| PROVIDED DATA |
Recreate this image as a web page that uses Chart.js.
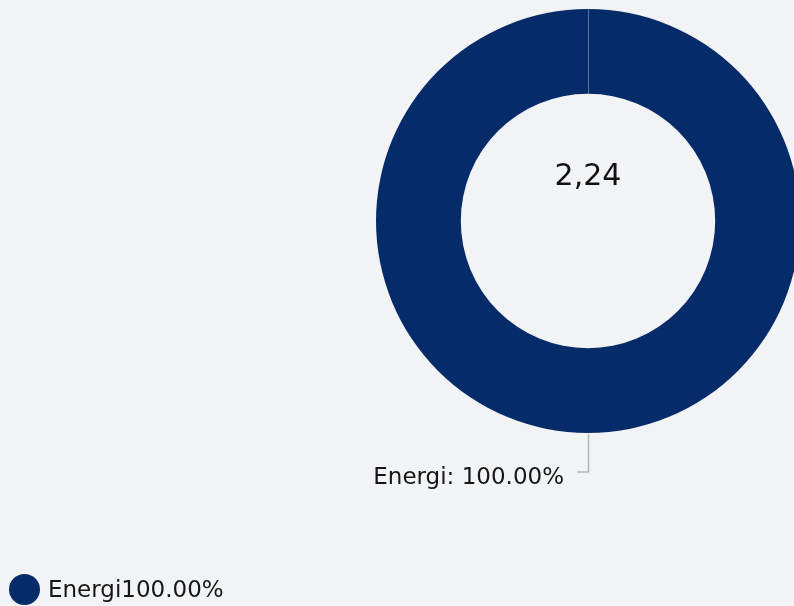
<!DOCTYPE html>
<html>
<head>
<meta charset="utf-8">
<script src="https://cdn.jsdelivr.net/npm/chart.js@4/dist/chart.umd.min.js"></script>
<style>
  html, body { margin: 0; padding: 0; background: #f1f3f5; overflow: hidden; }
  #wrap { position: relative; width: 830px; height: 606px; }
</style>
</head>
<body>
<div id="wrap"><canvas id="chart" width="830" height="606"></canvas></div>
<script>
const categories = ['Energi']
const values = [2.24]
const colors = ['#062b69']
const centerLabel = '2,24'

const FONT = '"DejaVu Sans", Verdana, sans-serif'
const total = values.reduce((a, b) => a + b, 0)
const pct = (v) => ((v / total) * 100).toFixed(2) + '%'

// centre text, callout label and legend drawn from the arc geometry
const overlay = {
  id: 'overlay',
  afterDatasetsDraw(chart) {
    const ctx = chart.ctx
    const meta = chart.getDatasetMeta(0)
    const arc = meta.data[0]
    const { x, y, outerRadius } = arc

    ctx.save()
    // faint seam where the ring starts
    ctx.strokeStyle = 'rgba(255,255,255,0.35)'
    ctx.lineWidth = 1
    ctx.beginPath()
    ctx.moveTo(x + 0.5, y - outerRadius)
    ctx.lineTo(x + 0.5, y - arc.innerRadius)
    ctx.stroke()

    ctx.fillStyle = '#111'
    ctx.font = `30px ${FONT}`
    ctx.textAlign = 'center'
    ctx.textBaseline = 'alphabetic'
    ctx.fillText(centerLabel, x, y - 36)

    // callout under the ring
    const by = y + outerRadius + 1
    ctx.strokeStyle = '#b5b8bc'
    ctx.lineWidth = 1.5
    ctx.beginPath()
    ctx.moveTo(x + 0.5, by)
    ctx.lineTo(x + 0.5, by + 38)
    ctx.lineTo(x - 11, by + 38)
    ctx.stroke()

    ctx.fillStyle = '#161616'
    ctx.font = `23px ${FONT}`
    ctx.textAlign = 'right'
    ctx.fillText(`${categories[0]}: ${pct(values[0])}`, x - 24, by + 50)

    // legend bottom-left
    categories.forEach((name, i) => {
      ctx.fillStyle = colors[i]
      ctx.beginPath()
      ctx.arc(24.5, 589.5, 15.5, 0, Math.PI * 2)
      ctx.fill()
      ctx.fillStyle = '#161616'
      ctx.textAlign = 'left'
      ctx.fillText(name + pct(values[i]), 48, 597)
    })
    ctx.restore()
  },
}

new Chart(document.getElementById('chart'), {
  type: 'doughnut',
  data: {
    labels: categories,
    datasets: [{
      data: values,
      backgroundColor: colors,
      borderWidth: 0,
      hoverOffset: 0,
    }],
  },
  options: {
    responsive: false,
    animation: false,
    cutout: '60%',
    layout: { padding: { left: 376, top: 9, right: 30, bottom: 173 } },
    plugins: {
      legend: { display: false },
      tooltip: { enabled: false },
    },
  },
  plugins: [overlay],
})
</script>
</body>
</html>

| EXERCISE DIRECTIONS |
Write out each line of the data exactly; the images should be left out.

| PROBLEM SOLUTION |
Recreate this image as a web page that uses Chart.js.
<!DOCTYPE html>
<html>
<head>
<meta charset="utf-8">
<script src="https://cdn.jsdelivr.net/npm/chart.js@4/dist/chart.umd.min.js"></script>
<style>
  html, body { margin: 0; padding: 0; background: #f1f3f5; overflow: hidden; }
  #wrap { position: relative; width: 830px; height: 606px; }
</style>
</head>
<body>
<div id="wrap"><canvas id="chart" width="830" height="606"></canvas></div>
<script>
const categories = ['Energi']
const values = [2.24]
const colors = ['#062b69']
const centerLabel = '2,24'

const FONT = '"DejaVu Sans", Verdana, sans-serif'
const total = values.reduce((a, b) => a + b, 0)
const pct = (v) => ((v / total) * 100).toFixed(2) + '%'

// centre text, callout label and legend drawn from the arc geometry
const overlay = {
  id: 'overlay',
  afterDatasetsDraw(chart) {
    const ctx = chart.ctx
    const meta = chart.getDatasetMeta(0)
    const arc = meta.data[0]
    const { x, y, outerRadius } = arc

    ctx.save()
    // faint seam where the ring starts
    ctx.strokeStyle = 'rgba(255,255,255,0.35)'
    ctx.lineWidth = 1
    ctx.beginPath()
    ctx.moveTo(x + 0.5, y - outerRadius)
    ctx.lineTo(x + 0.5, y - arc.innerRadius)
    ctx.stroke()

    ctx.fillStyle = '#111'
    ctx.font = `30px ${FONT}`
    ctx.textAlign = 'center'
    ctx.textBaseline = 'alphabetic'
    ctx.fillText(centerLabel, x, y - 36)

    // callout under the ring
    const by = y + outerRadius + 1
    ctx.strokeStyle = '#b5b8bc'
    ctx.lineWidth = 1.5
    ctx.beginPath()
    ctx.moveTo(x + 0.5, by)
    ctx.lineTo(x + 0.5, by + 38)
    ctx.lineTo(x - 11, by + 38)
    ctx.stroke()

    ctx.fillStyle = '#161616'
    ctx.font = `23px ${FONT}`
    ctx.textAlign = 'right'
    ctx.fillText(`${categories[0]}: ${pct(values[0])}`, x - 24, by + 50)

    // legend bottom-left
    categories.forEach((name, i) => {
      ctx.fillStyle = colors[i]
      ctx.beginPath()
      ctx.arc(24.5, 589.5, 15.5, 0, Math.PI * 2)
      ctx.fill()
      ctx.fillStyle = '#161616'
      ctx.textAlign = 'left'
      ctx.fillText(name + pct(values[i]), 48, 597)
    })
    ctx.restore()
  },
}

new Chart(document.getElementById('chart'), {
  type: 'doughnut',
  data: {
    labels: categories,
    datasets: [{
      data: values,
      backgroundColor: colors,
      borderWidth: 0,
      hoverOffset: 0,
    }],
  },
  options: {
    responsive: false,
    animation: false,
    cutout: '60%',
    layout: { padding: { left: 376, top: 9, right: 30, bottom: 173 } },
    plugins: {
      legend: { display: false },
      tooltip: { enabled: false },
    },
  },
  plugins: [overlay],
})
</script>
</body>
</html>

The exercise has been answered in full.